Collected data ->

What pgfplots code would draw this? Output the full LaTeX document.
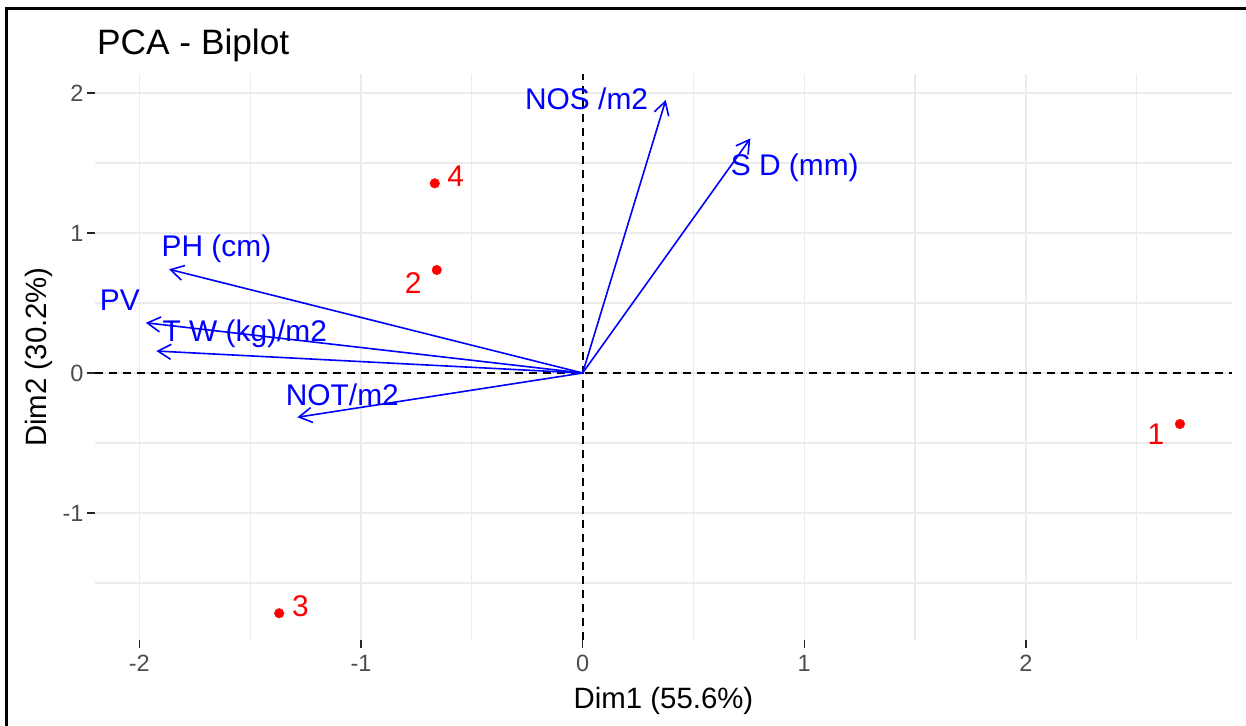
\documentclass[border=0pt]{standalone}
\usepackage{pgfplots}
\pgfplotsset{compat=1.18}
\usepackage{fontspec}
\setmainfont{Liberation Sans}
\usetikzlibrary{arrows.meta}
\definecolor{gridc}{RGB}{235,235,235}
\definecolor{tickc}{RGB}{77,77,77}
\definecolor{varblue}{RGB}{0,0,255}
\definecolor{indred}{RGB}{255,0,0}
\begin{document}
\begin{tikzpicture}[x=1bp,y=1bp]
\useasboundingbox (0,0) rectangle (1246,726);
\fill[white] (0,0) rectangle (1246,726);
\draw[line width=2.5bp] (6.5,0) -- (6.5,717.5) -- (1246,717.5);
\begin{axis}[
  at={(95bp,86bp)}, anchor=south west,
  width=1137bp, height=566bp, scale only axis,
  xmin=-2.2, xmax=2.93, ymin=-1.907, ymax=2.136,
  axis line style={draw=none},
  xtick={-2,-1,0,1,2}, ytick={-1,0,1,2},
  minor xtick={-1.5,-0.5,0.5,1.5,2.5},
  minor ytick={-1.5,-0.5,0.5,1.5},
  grid=both,
  major grid style={gridc, line width=1.5bp},
  minor grid style={gridc, line width=1.2bp},
  tick align=outside,
  major tick length=8bp,
  minor tick length=0bp,
  tick style={black!85, line width=1.2bp},
  xtick pos=lower, ytick pos=left,
  /pgf/number format/assume math mode=true,
  ticklabel style={font=\fontsize{23.6}{28}\selectfont, text=tickc},
  xticklabel style={yshift=-4bp},
  clip=false,
]
% reference lines
\addplot[black, line width=2bp, dash pattern=on 8bp off 6bp] coordinates {(-2.2,0) (2.93,0)};
\addplot[black, line width=2bp, dash pattern=on 8bp off 6bp] coordinates {(0,-1.907) (0,2.136)};
% variable arrows
\addplot[varblue, line width=1.6bp, -{Straight Barb[angle=60:15bp, line width=1.6bp]}] coordinates {(0,0) (0.375,1.950)};
\addplot[varblue, line width=1.6bp, -{Straight Barb[angle=60:15bp, line width=1.6bp]}] coordinates {(0,0) (0.757,1.676)};
\addplot[varblue, line width=1.6bp, -{Straight Barb[angle=60:15bp, line width=1.6bp]}] coordinates {(0,0) (-1.866,0.741)};
\addplot[varblue, line width=1.6bp, -{Straight Barb[angle=60:15bp, line width=1.6bp]}] coordinates {(0,0) (-1.971,0.359)};
\addplot[varblue, line width=1.6bp, -{Straight Barb[angle=60:15bp, line width=1.6bp]}] coordinates {(0,0) (-1.923,0.157)};
\addplot[varblue, line width=1.6bp, -{Straight Barb[angle=60:15bp, line width=1.6bp]}] coordinates {(0,0) (-1.287,-0.316)};
% individuals
\addplot[only marks, mark=*, mark size=4.8bp, mark options={fill=indred, draw=indred}] coordinates {
(2.695,-0.364) (-0.658,0.736) (-1.369,-1.716) (-0.667,1.355)};
% labels
\begin{scope}[every node/.style={anchor=base, font=\fontsize{30}{36}\selectfont, inner sep=0pt}]
\node[text=varblue] at (axis cs:0.018,1.879) {NOS /m2};
\node[text=varblue] at (axis cs:0.957,1.414) {S D (mm)};
\node[text=varblue] at (axis cs:-1.652,0.829) {PH (cm)};
\node[text=varblue] at (axis cs:-2.088,0.445) {PV};
\node[text=varblue] at (axis cs:-1.524,0.224) {T W (kg)/m2};
\node[text=varblue] at (axis cs:-1.084,-0.229) {NOT/m2};
\node[text=indred] at (axis cs:2.587,-0.514) {1};
\node[text=indred] at (axis cs:-0.765,0.571) {2};
\node[text=indred] at (axis cs:-1.273,-1.736) {3};
\node[text=indred] at (axis cs:-0.573,1.329) {4};
\end{scope}
\end{axis}
\node[anchor=base west, inner sep=0pt, font=\fontsize{35.4}{42}\selectfont] at (97,671) {PCA - Biplot};
\node[anchor=base, inner sep=0pt, font=\fontsize{29.5}{35}\selectfont] at (663.5,17) {Dim1 (55.6\%)};
\node[anchor=base, rotate=90, inner sep=0pt, font=\fontsize{29.5}{35}\selectfont] at (46,369) {Dim2 (30.2\%)};
\end{tikzpicture}
\end{document}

What you are asked to do ->
Replicate the material above verbatim; images stay out of the copy.

Response ->
What pgfplots code would draw this? Output the full LaTeX document.
\documentclass[border=0pt]{standalone}
\usepackage{pgfplots}
\pgfplotsset{compat=1.18}
\usepackage{fontspec}
\setmainfont{Liberation Sans}
\usetikzlibrary{arrows.meta}
\definecolor{gridc}{RGB}{235,235,235}
\definecolor{tickc}{RGB}{77,77,77}
\definecolor{varblue}{RGB}{0,0,255}
\definecolor{indred}{RGB}{255,0,0}
\begin{document}
\begin{tikzpicture}[x=1bp,y=1bp]
\useasboundingbox (0,0) rectangle (1246,726);
\fill[white] (0,0) rectangle (1246,726);
\draw[line width=2.5bp] (6.5,0) -- (6.5,717.5) -- (1246,717.5);
\begin{axis}[
  at={(95bp,86bp)}, anchor=south west,
  width=1137bp, height=566bp, scale only axis,
  xmin=-2.2, xmax=2.93, ymin=-1.907, ymax=2.136,
  axis line style={draw=none},
  xtick={-2,-1,0,1,2}, ytick={-1,0,1,2},
  minor xtick={-1.5,-0.5,0.5,1.5,2.5},
  minor ytick={-1.5,-0.5,0.5,1.5},
  grid=both,
  major grid style={gridc, line width=1.5bp},
  minor grid style={gridc, line width=1.2bp},
  tick align=outside,
  major tick length=8bp,
  minor tick length=0bp,
  tick style={black!85, line width=1.2bp},
  xtick pos=lower, ytick pos=left,
  /pgf/number format/assume math mode=true,
  ticklabel style={font=\fontsize{23.6}{28}\selectfont, text=tickc},
  xticklabel style={yshift=-4bp},
  clip=false,
]
% reference lines
\addplot[black, line width=2bp, dash pattern=on 8bp off 6bp] coordinates {(-2.2,0) (2.93,0)};
\addplot[black, line width=2bp, dash pattern=on 8bp off 6bp] coordinates {(0,-1.907) (0,2.136)};
% variable arrows
\addplot[varblue, line width=1.6bp, -{Straight Barb[angle=60:15bp, line width=1.6bp]}] coordinates {(0,0) (0.375,1.950)};
\addplot[varblue, line width=1.6bp, -{Straight Barb[angle=60:15bp, line width=1.6bp]}] coordinates {(0,0) (0.757,1.676)};
\addplot[varblue, line width=1.6bp, -{Straight Barb[angle=60:15bp, line width=1.6bp]}] coordinates {(0,0) (-1.866,0.741)};
\addplot[varblue, line width=1.6bp, -{Straight Barb[angle=60:15bp, line width=1.6bp]}] coordinates {(0,0) (-1.971,0.359)};
\addplot[varblue, line width=1.6bp, -{Straight Barb[angle=60:15bp, line width=1.6bp]}] coordinates {(0,0) (-1.923,0.157)};
\addplot[varblue, line width=1.6bp, -{Straight Barb[angle=60:15bp, line width=1.6bp]}] coordinates {(0,0) (-1.287,-0.316)};
% individuals
\addplot[only marks, mark=*, mark size=4.8bp, mark options={fill=indred, draw=indred}] coordinates {
(2.695,-0.364) (-0.658,0.736) (-1.369,-1.716) (-0.667,1.355)};
% labels
\begin{scope}[every node/.style={anchor=base, font=\fontsize{30}{36}\selectfont, inner sep=0pt}]
\node[text=varblue] at (axis cs:0.018,1.879) {NOS /m2};
\node[text=varblue] at (axis cs:0.957,1.414) {S D (mm)};
\node[text=varblue] at (axis cs:-1.652,0.829) {PH (cm)};
\node[text=varblue] at (axis cs:-2.088,0.445) {PV};
\node[text=varblue] at (axis cs:-1.524,0.224) {T W (kg)/m2};
\node[text=varblue] at (axis cs:-1.084,-0.229) {NOT/m2};
\node[text=indred] at (axis cs:2.587,-0.514) {1};
\node[text=indred] at (axis cs:-0.765,0.571) {2};
\node[text=indred] at (axis cs:-1.273,-1.736) {3};
\node[text=indred] at (axis cs:-0.573,1.329) {4};
\end{scope}
\end{axis}
\node[anchor=base west, inner sep=0pt, font=\fontsize{35.4}{42}\selectfont] at (97,671) {PCA - Biplot};
\node[anchor=base, inner sep=0pt, font=\fontsize{29.5}{35}\selectfont] at (663.5,17) {Dim1 (55.6\%)};
\node[anchor=base, rotate=90, inner sep=0pt, font=\fontsize{29.5}{35}\selectfont] at (46,369) {Dim2 (30.2\%)};
\end{tikzpicture}
\end{document}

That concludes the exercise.